Why Most Reading Resolutions Fail
Every January, millions of people vow to "read more." By February, most have forgotten which book they started. The problem isn't willpower — it's that reading is treated as a task rather than a habit woven into daily life. Building a genuine reading habit is less about discipline and more about smart design.
Start Smaller Than You Think
The biggest mistake new readers make is setting an ambitious goal — say, 30 minutes a day — and giving up when life gets busy. Instead, commit to just 10 pages per day. That's it. Ten pages takes about 15–20 minutes for an average reader and adds up to roughly 15 books a year.
Small, consistent habits beat sporadic, intense sessions every time.
Attach Reading to an Existing Routine
Habit researchers call this "habit stacking" — linking a new behavior to something you already do automatically. Try reading:
- During your morning coffee or tea
- On your commute (audiobooks count!)
- During your lunch break
- For 15 minutes before bed instead of scrolling your phone
The goal is to make reading the obvious next thing after an existing trigger.
Control Your Environment
Keep a book visible. Leave it on your pillow, on the kitchen table, or beside your coffee machine. Out of sight really does mean out of mind. Conversely, put your phone in another room while you read — even having it face-down nearby reduces focus.
Always Have a Next Book Ready
One of the most common reading killers is "book limbo" — that gap between finishing one book and choosing the next. Maintain a short "to-read" list of 3–5 books you're genuinely excited about. When you finish one, your next read is already waiting.
Mix Up Your Formats
Physical books, e-readers, and audiobooks all count as reading. Use each format strategically:
| Format | Best For |
|---|---|
| Physical book | Evenings at home, deep focus reading |
| E-reader | Travel, reading in bed, large libraries |
| Audiobook | Commuting, exercise, household chores |
Track What You Read
Keeping a simple reading log — even a handwritten list — builds momentum and motivation. Seeing titles accumulate is genuinely satisfying. Apps like Goodreads make this easy and let you discover new books from readers with similar tastes.

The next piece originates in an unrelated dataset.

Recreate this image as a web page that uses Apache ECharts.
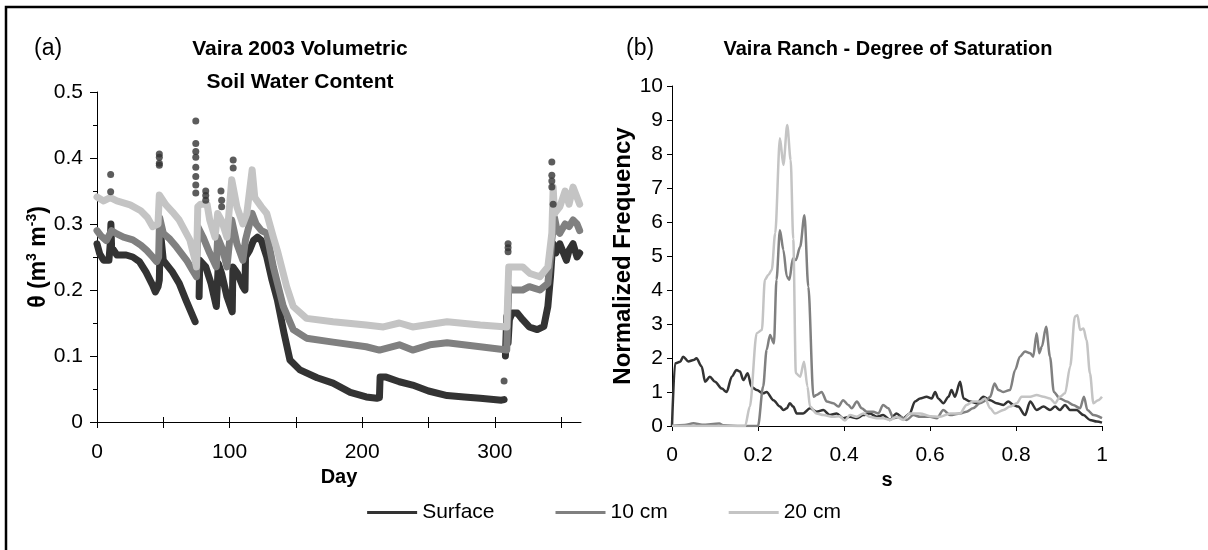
<!DOCTYPE html>
<html>
<head>
<meta charset="utf-8">
<script src="https://cdn.jsdelivr.net/npm/echarts@6/dist/echarts.min.js"></script>
<style>
  html, body { margin: 0; padding: 0; background: #fff; }
  #chart { width: 1208px; height: 550px; }
</style>
</head>
<body>
<div id="chart"></div>
<script>
// ---- (a) Volumetric soil water content, [day, theta] ----
const seriesNames = ['Surface', '10 cm', '20 cm'];

const thetaSurface = [
  [0,0.27],[2,0.255],[5,0.245],[9,0.245],[10,0.27],[10.5,0.3],[11,0.265],[15,0.253],[22,0.253],
  [27,0.25],[32,0.243],[37,0.227],[42,0.207],[44,0.197],[46,0.205],[47,0.215],[47.5,0.26],[48,0.285],
  [50,0.245],[57,0.227],[62,0.21],[67,0.185],[74,0.152],null,
  [77,0.19],[77.5,0.245],[82,0.235],[86,0.21],[90,0.175],[91,0.172],[91.5,0.24],[94,0.225],[98,0.19],
  [102,0.167],[102.5,0.235],[106,0.225],[110,0.205],[111.6,0.2],[112,0.25],[115,0.26],[118,0.275],
  [121,0.28],[124,0.275],[128,0.25],[132,0.215],[136,0.185],[141,0.135],[145.5,0.094],[153,0.079],
  [166,0.067],[178,0.059],[191,0.045],[203,0.038],[211,0.036],[213,0.037],[213.5,0.068],[218,0.068],
  [228,0.061],[238,0.056],[250,0.047],[264,0.04],[277,0.038],[289,0.036],[305,0.033],[307,0.034],null,
  [308,0.1],[309,0.16],[310,0.12],[311,0.155],[313,0.165],[317,0.165],[321,0.155],[326,0.144],
  [332,0.14],[337,0.145],[340,0.175],[342,0.22],[343,0.25],[344,0.27],[346,0.256],[349,0.27],
  [351,0.26],[354,0.245],[356,0.26],[359,0.27],[362,0.25],[364,0.256]
];

const theta10cm = [
  [0,0.29],[3,0.282],[7,0.275],[10,0.286],[11,0.29],[15,0.285],[20,0.28],[27,0.276],[33,0.268],
  [37.5,0.26],[42,0.25],[45,0.243],[46.5,0.25],[47.2,0.31],[50,0.286],[55,0.277],[60,0.265],
  [67.6,0.245],[72,0.23],[75,0.22],[76,0.296],[80,0.28],[85,0.256],[90,0.235],[91,0.28],[95,0.26],
  [98,0.235],[101.6,0.306],[105.5,0.27],[110,0.245],[112,0.276],[117,0.316],[120,0.3],[124,0.29],
  [128,0.286],[133,0.235],[140.5,0.175],[148,0.14],[158,0.127],[178,0.121],[203,0.114],[213,0.109],
  [228,0.117],[238,0.109],[251,0.117],[264,0.12],[289,0.114],[309,0.109],[310.5,0.205],[312,0.2],
  [321,0.2],[326,0.205],[334,0.2],[340,0.21],[342,0.25],[343,0.276],[345,0.31],[347,0.29],
  [349,0.286],[353,0.3],[356,0.296],[359,0.306],[362,0.3],[364,0.29]
];

const theta20cm = [
  [0,0.341],[5,0.335],[10,0.34],[15,0.335],[25,0.329],[33,0.32],[38,0.31],[42,0.296],[46,0.3],
  [47,0.344],[52,0.329],[57,0.318],[62,0.306],[70,0.276],[74,0.245],[75,0.235],[76,0.326],[78,0.33],
  [83,0.33],[85,0.306],[89,0.28],[91,0.316],[94,0.305],[98,0.28],[101.6,0.367],[105.5,0.326],
  [110,0.3],[113,0.316],[117,0.382],[119,0.34],[124,0.326],[128,0.316],[133,0.28],[136,0.26],
  [143,0.205],[148,0.175],[158,0.157],[178,0.152],[203,0.147],[216,0.144],[228,0.15],[238,0.144],
  [264,0.152],[289,0.147],[309,0.144],[310.5,0.235],[312,0.238],[321,0.235],[326.5,0.225],
  [334,0.22],[340,0.235],[343,0.286],[344,0.356],[345,0.316],[349,0.326],[353,0.35],[356,0.33],
  [359,0.356],[364,0.33]
];

// isolated surface readings after rain events
const thetaSurfaceSpikes = [
  [10.3,0.375],[10.3,0.349],[47,0.406],[47,0.401],[47,0.392],[47,0.389],
  [74.5,0.456],[74.5,0.422],[74.5,0.41],[74.5,0.401],[74.5,0.386],[74.5,0.372],[74.5,0.359],[74.5,0.347],
  [82,0.35],[82,0.343],[82,0.336],[93.5,0.35],[94,0.336],[94,0.326],[102.7,0.397],[102.7,0.385],
  [307,0.062],[310,0.27],[310,0.264],[310,0.258],[343,0.394],[343,0.374],[343,0.365],[343,0.356],[344,0.33]
];

// ---- (b) Degree of saturation histogram, [s, normalized frequency] ----
const satSurface = [
  [0,0],[0.007,1.84],[0.019,1.89],[0.026,2.04],[0.038,1.9],[0.05,1.94],[0.057,1.99],[0.069,1.75],
  [0.077,1.3],[0.088,1.45],[0.1,1.3],[0.116,1.1],[0.127,1.0],[0.139,1.45],[0.15,1.65],[0.158,1.6],
  [0.166,1.35],[0.176,1.55],[0.185,1.15],[0.197,1.06],[0.212,0.96],[0.22,1.0],[0.236,0.76],
  [0.251,0.57],[0.259,0.47],[0.267,0.52],[0.274,0.67],[0.282,0.57],[0.29,0.37],[0.305,0.37],
  [0.321,0.52],[0.336,0.42],[0.352,0.47],[0.367,0.32],[0.383,0.37],[0.398,0.23],[0.414,0.27],
  [0.43,0.23],[0.445,0.32],[0.46,0.37],[0.476,0.27],[0.491,0.32],[0.507,0.18],[0.522,0.37],
  [0.538,0.23],[0.553,0.37],[0.565,0.72],[0.577,0.81],[0.592,0.86],[0.604,0.81],[0.612,1.0],
  [0.619,0.81],[0.631,0.67],[0.643,0.86],[0.65,1.06],[0.658,0.86],[0.67,1.3],[0.678,0.81],
  [0.693,0.72],[0.709,0.67],[0.724,0.86],[0.74,0.76],[0.755,0.67],[0.771,0.62],[0.782,0.72],
  [0.794,0.62],[0.805,0.57],[0.821,0.32],[0.833,0.72],[0.848,0.47],[0.864,0.57],[0.879,0.47],
  [0.891,0.57],[0.902,0.47],[0.914,0.62],[0.926,0.47],[0.941,0.47],[0.957,0.32],[0.972,0.18],
  [0.988,0.13],[1.0,0.1]
];

const sat10cm = [
  [0,0],[0.03,0.03],[0.05,0.08],[0.07,0.04],[0.11,0.07],[0.12,0.02],[0.16,0],[0.2,0],[0.212,1.16],
  [0.22,2.24],[0.228,2.68],[0.237,2.43],[0.243,4.3],[0.251,5.76],[0.259,5.18],[0.267,4.4],
  [0.273,4.3],[0.281,4.93],[0.288,4.88],[0.298,5.27],[0.308,6.2],[0.317,4.1],[0.329,0.86],
  [0.336,0.91],[0.348,1.0],[0.36,0.72],[0.375,0.67],[0.387,0.57],[0.398,0.76],[0.41,0.62],
  [0.418,0.52],[0.43,0.72],[0.441,0.52],[0.453,0.42],[0.468,0.42],[0.48,0.37],[0.491,0.62],
  [0.503,0.52],[0.515,0.23],[0.53,0.27],[0.546,0.18],[0.561,0.32],[0.577,0.27],[0.6,0.27],
  [0.616,0.23],[0.631,0.47],[0.647,0.32],[0.67,0.37],[0.685,0.42],[0.7,0.52],[0.716,0.67],
  [0.732,0.76],[0.74,0.86],[0.75,1.25],[0.759,1.06],[0.771,1.0],[0.786,1.06],[0.798,1.65],
  [0.809,2.04],[0.821,2.19],[0.833,2.14],[0.84,2.04],[0.848,2.73],[0.854,2.14],[0.86,2.33],
  [0.87,2.92],[0.879,2.04],[0.888,1.0],[0.902,0.81],[0.918,0.72],[0.933,0.62],[0.949,0.52],
  [0.958,0.86],[0.966,0.47],[0.98,0.32],[1.0,0.23]
];

const sat20cm = [
  [0,0],[0.17,0],[0.181,0.57],[0.197,2.73],[0.209,2.82],[0.216,4.3],[0.224,4.44],[0.232,4.59],
  [0.24,5.67],[0.251,8.46],[0.259,7.68],[0.268,8.85],[0.276,7.82],[0.282,5.5],[0.288,1.55],
  [0.298,1.45],[0.307,1.89],[0.315,1.16],[0.321,0.57],[0.336,0.37],[0.352,0.32],[0.375,0.27],
  [0.39,0.29],[0.402,0.16],[0.414,0.32],[0.43,0.27],[0.445,0.37],[0.46,0.27],[0.476,0.23],
  [0.491,0.23],[0.507,0.18],[0.522,0.27],[0.538,0.18],[0.553,0.37],[0.577,0.37],[0.6,0.29],
  [0.623,0.27],[0.647,0.37],[0.67,0.37],[0.685,0.62],[0.7,0.72],[0.716,0.72],[0.728,0.81],
  [0.74,0.52],[0.751,0.37],[0.771,0.47],[0.786,0.57],[0.802,0.67],[0.813,0.86],[0.833,0.86],
  [0.848,0.91],[0.864,0.86],[0.879,0.81],[0.891,0.67],[0.902,0.86],[0.914,0.96],[0.926,1.75],
  [0.937,3.22],[0.943,3.26],[0.949,2.82],[0.957,2.87],[0.964,2.53],[0.972,1.55],[0.98,0.67],
  [0.991,0.76],[1.0,0.86]
];

// axis tick positions
const dayTicks = [0, 50, 100, 150, 200, 250, 300, 350];
const dayLabels = [0, 100, 200, 300];

const FONT = "'Liberation Sans', Arial, sans-serif";
const BLACK = '#000';
const shades = { 'Surface': '#333333', '10 cm': '#808080', '20 cm': '#c4c4c4' };

const chart = echarts.init(document.getElementById('chart'));

const baseAxis = {
  axisLine: { show: true, lineStyle: { color: BLACK, width: 1 } },
  splitLine: { show: false },
  axisLabel: { color: BLACK, fontSize: 21, fontFamily: FONT },
};

function bandSeries(name, data) {
  return {
    name, type: 'line', xAxisIndex: 0, yAxisIndex: 0, data,
    showSymbol: false, symbol: 'none', connectNulls: false,
    color: shades[name],
    lineStyle: { width: 7, color: shades[name], cap: 'round', join: 'round' },
    animation: false
  };
}

function satSeries(name, data) {
  return {
    name, type: 'line', xAxisIndex: 2, yAxisIndex: 2, data,
    showSymbol: false, symbol: 'none', smooth: 0.3, smoothMonotone: 'x',
    color: shades[name],
    lineStyle: { width: 2.5, color: shades[name] },
    animation: false
  };
}

const option = {
  animation: false,
  backgroundColor: '#fff',
  textStyle: { fontFamily: FONT },
  grid: [
    { left: 97, top: 92, width: 484, height: 330 },
    { left: 672, top: 86, width: 430, height: 340 }
  ],
  xAxis: [
    Object.assign({}, baseAxis, {
      gridIndex: 0, type: 'value', position: 'bottom', min: 0, max: 365,
      axisTick: { show: true, inside: false, length: 6, lineStyle: { color: BLACK }, customValues: dayTicks },
      axisLabel: Object.assign({}, baseAxis.axisLabel, { margin: 20, customValues: dayLabels }),
      name: 'Day', nameLocation: 'middle', nameGap: 43,
      nameTextStyle: { color: BLACK, fontSize: 20, fontWeight: 'bold', fontFamily: FONT }
    }),
    {
      gridIndex: 0, type: 'value', position: 'bottom', min: 0, max: 365,
      axisLine: { show: false }, splitLine: { show: false }, axisLabel: { show: false },
      axisTick: { show: true, inside: true, length: 5, lineStyle: { color: BLACK }, customValues: dayTicks }
    },
    Object.assign({}, baseAxis, {
      gridIndex: 1, type: 'value', min: 0, max: 1, interval: 0.2,
      axisTick: { show: true, inside: false, length: 5, lineStyle: { color: BLACK } },
      axisLabel: Object.assign({}, baseAxis.axisLabel, { margin: 19 }),
      name: 's', nameLocation: 'middle', nameGap: 40,
      nameTextStyle: { color: BLACK, fontSize: 20, fontWeight: 'bold', fontFamily: FONT }
    })
  ],
  yAxis: [
    Object.assign({}, baseAxis, {
      gridIndex: 0, type: 'value', min: 0, max: 0.5, interval: 0.1,
      axisTick: { show: true, inside: false, length: 7, lineStyle: { color: BLACK } },
      axisLabel: Object.assign({}, baseAxis.axisLabel, { margin: 14 }),
      name: '{t|θ (m}{s|3}{t| m}{s|-3}{t|)}', nameLocation: 'middle', nameGap: 37,
      nameTextStyle: {
        color: BLACK, fontFamily: FONT,
        rich: {
          t: { fontSize: 23, fontWeight: 'bold', color: BLACK, fontFamily: FONT, lineHeight: 27 },
          s: { fontSize: 14, fontWeight: 'bold', color: BLACK, fontFamily: FONT, verticalAlign: 'top', lineHeight: 15 }
        }
      }
    }),
    {
      gridIndex: 0, type: 'value', min: 0, max: 0.5, interval: 0.05,
      axisLine: { show: false }, splitLine: { show: false }, axisLabel: { show: false },
      axisTick: { show: true, inside: true, length: 4, lineStyle: { color: BLACK } }
    },
    Object.assign({}, baseAxis, {
      gridIndex: 1, type: 'value', min: 0, max: 10, interval: 1,
      axisTick: { show: true, inside: false, length: 5, lineStyle: { color: BLACK } },
      axisLabel: Object.assign({}, baseAxis.axisLabel, { margin: 9 }),
      name: 'Normalized Frequency', nameLocation: 'middle', nameGap: 31,
      nameTextStyle: { color: BLACK, fontSize: 24, fontWeight: 'bold', fontFamily: FONT }
    })
  ],
  legend: {
    data: seriesNames,
    left: 'center', top: 497,
    icon: 'rect', itemWidth: 50, itemHeight: 3, itemGap: 61,
    textStyle: { color: BLACK, fontSize: 21, fontFamily: FONT },
    selectedMode: false
  },
  series: [
    bandSeries('Surface', thetaSurface),
    bandSeries('10 cm', theta10cm),
    bandSeries('20 cm', theta20cm),
    {
      name: 'Surface', type: 'scatter', xAxisIndex: 0, yAxisIndex: 0,
      data: thetaSurfaceSpikes, symbol: 'circle', symbolSize: 7,
      itemStyle: { color: shades['Surface'] }, z: 3, animation: false
    },
    satSeries('Surface', satSurface),
    satSeries('10 cm', sat10cm),
    satSeries('20 cm', sat20cm)
  ],
  graphic: [
    { type: 'rect', shape: { x: 6, y: 7, width: 1214, height: 560 },
      style: { fill: 'none', stroke: BLACK, lineWidth: 2.5 }, silent: true },
    { type: 'text', x: 34, y: 49,
      style: { text: '(a)', fontSize: 23, fontFamily: FONT, fill: BLACK, align: 'left', verticalAlign: 'middle' } },
    { type: 'text', x: 300, y: 49,
      style: { text: 'Vaira 2003 Volumetric', fontSize: 21, fontWeight: 'bold', fontFamily: FONT, fill: BLACK, align: 'center', verticalAlign: 'middle' } },
    { type: 'text', x: 300, y: 82,
      style: { text: 'Soil Water Content', fontSize: 21, fontWeight: 'bold', fontFamily: FONT, fill: BLACK, align: 'center', verticalAlign: 'middle' } },
    { type: 'text', x: 626, y: 49,
      style: { text: '(b)', fontSize: 23, fontFamily: FONT, fill: BLACK, align: 'left', verticalAlign: 'middle' } },
    { type: 'text', x: 888, y: 49,
      style: { text: 'Vaira Ranch - Degree of Saturation', fontSize: 20, fontWeight: 'bold', fontFamily: FONT, fill: BLACK, align: 'center', verticalAlign: 'middle' } }
  ]
};

chart.setOption(option);
</script>
</body>
</html>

Give Yourself Permission to Quit
Not every book deserves to be finished. If you're 80 pages in and dreading every session, move on. Life is too short for books you don't enjoy, and forcing yourself through bad reads poisons your relationship with reading generally. Be ruthless about your reading list — keep only what excites you.
The Bottom Line
A sustainable reading habit is built on small daily actions, a good book selection, and an environment that makes reading easy. Start with 10 pages a day, attach it to something you already do, and let momentum do the rest. Within a few weeks, you won't need to remind yourself to read — you'll just want to.